*Short problem*: Extract only the first line of the listing and every line after it up to and including the one with "import plotly.graph_objects as go". Omit the pictures.
-- begin Data extract --
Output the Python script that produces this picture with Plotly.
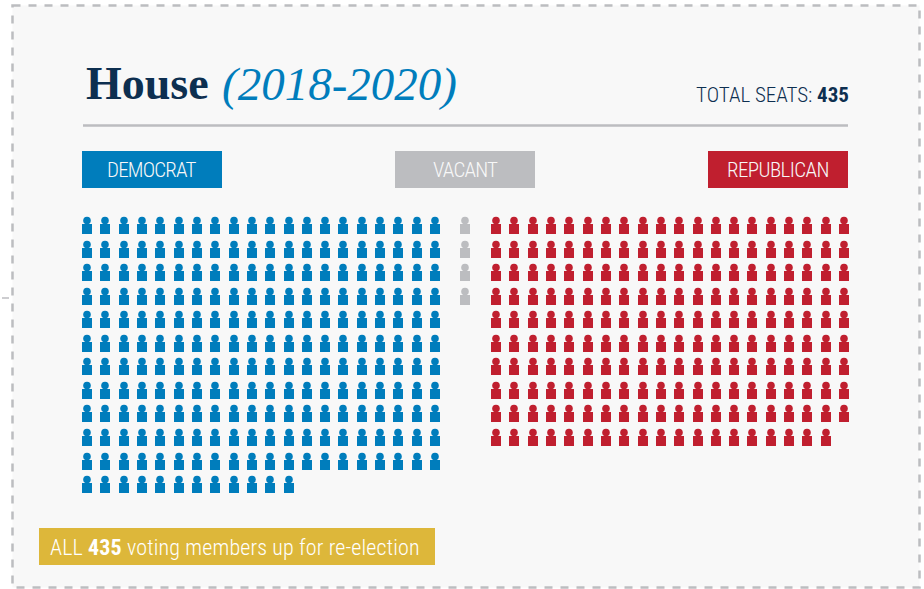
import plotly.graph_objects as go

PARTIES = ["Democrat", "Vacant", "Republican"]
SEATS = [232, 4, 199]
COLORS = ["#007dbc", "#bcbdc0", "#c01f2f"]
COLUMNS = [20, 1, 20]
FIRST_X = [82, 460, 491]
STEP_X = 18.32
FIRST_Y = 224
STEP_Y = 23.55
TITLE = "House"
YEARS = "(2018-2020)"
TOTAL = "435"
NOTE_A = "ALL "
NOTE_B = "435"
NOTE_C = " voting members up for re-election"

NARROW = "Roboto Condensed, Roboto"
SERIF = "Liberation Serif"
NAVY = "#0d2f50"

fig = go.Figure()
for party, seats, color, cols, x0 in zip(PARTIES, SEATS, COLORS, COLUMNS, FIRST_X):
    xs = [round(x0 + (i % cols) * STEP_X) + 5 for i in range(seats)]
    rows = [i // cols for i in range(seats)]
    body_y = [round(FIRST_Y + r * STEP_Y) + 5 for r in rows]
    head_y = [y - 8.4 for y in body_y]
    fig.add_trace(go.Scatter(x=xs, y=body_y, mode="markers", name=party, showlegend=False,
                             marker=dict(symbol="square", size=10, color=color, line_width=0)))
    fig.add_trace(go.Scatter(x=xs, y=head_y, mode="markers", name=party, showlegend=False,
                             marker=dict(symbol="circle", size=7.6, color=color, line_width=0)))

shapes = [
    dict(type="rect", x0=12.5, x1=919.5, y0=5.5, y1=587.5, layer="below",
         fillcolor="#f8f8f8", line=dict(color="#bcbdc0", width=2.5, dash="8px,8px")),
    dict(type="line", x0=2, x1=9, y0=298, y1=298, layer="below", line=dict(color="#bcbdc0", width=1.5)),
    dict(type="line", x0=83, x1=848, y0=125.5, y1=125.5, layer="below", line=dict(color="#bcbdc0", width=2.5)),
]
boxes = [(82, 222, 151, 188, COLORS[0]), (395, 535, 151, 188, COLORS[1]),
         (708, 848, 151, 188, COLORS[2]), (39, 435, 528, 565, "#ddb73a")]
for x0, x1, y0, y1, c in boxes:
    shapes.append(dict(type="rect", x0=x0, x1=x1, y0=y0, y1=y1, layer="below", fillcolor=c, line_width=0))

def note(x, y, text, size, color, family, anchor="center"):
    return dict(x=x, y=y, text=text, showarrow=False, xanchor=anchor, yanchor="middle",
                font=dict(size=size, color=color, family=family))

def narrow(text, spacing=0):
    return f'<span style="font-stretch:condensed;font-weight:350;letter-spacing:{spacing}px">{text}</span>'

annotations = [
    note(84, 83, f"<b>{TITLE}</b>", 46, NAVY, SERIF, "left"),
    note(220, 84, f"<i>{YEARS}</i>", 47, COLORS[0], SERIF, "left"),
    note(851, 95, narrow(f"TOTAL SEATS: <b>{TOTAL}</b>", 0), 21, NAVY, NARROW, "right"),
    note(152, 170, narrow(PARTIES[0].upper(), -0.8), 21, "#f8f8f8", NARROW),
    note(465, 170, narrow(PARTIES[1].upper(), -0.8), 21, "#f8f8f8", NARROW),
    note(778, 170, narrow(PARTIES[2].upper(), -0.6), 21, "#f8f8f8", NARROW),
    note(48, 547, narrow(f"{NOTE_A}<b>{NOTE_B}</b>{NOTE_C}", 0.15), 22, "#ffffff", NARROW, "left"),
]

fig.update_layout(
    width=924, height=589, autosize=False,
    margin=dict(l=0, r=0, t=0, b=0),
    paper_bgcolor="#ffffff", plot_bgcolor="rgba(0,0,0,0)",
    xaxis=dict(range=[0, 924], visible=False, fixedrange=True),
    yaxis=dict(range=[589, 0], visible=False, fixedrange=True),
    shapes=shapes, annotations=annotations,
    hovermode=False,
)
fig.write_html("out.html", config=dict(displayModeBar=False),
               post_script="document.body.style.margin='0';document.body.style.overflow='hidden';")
-- end Data extract --
*Final answer*:
Output the Python script that produces this picture with Plotly.
import plotly.graph_objects as go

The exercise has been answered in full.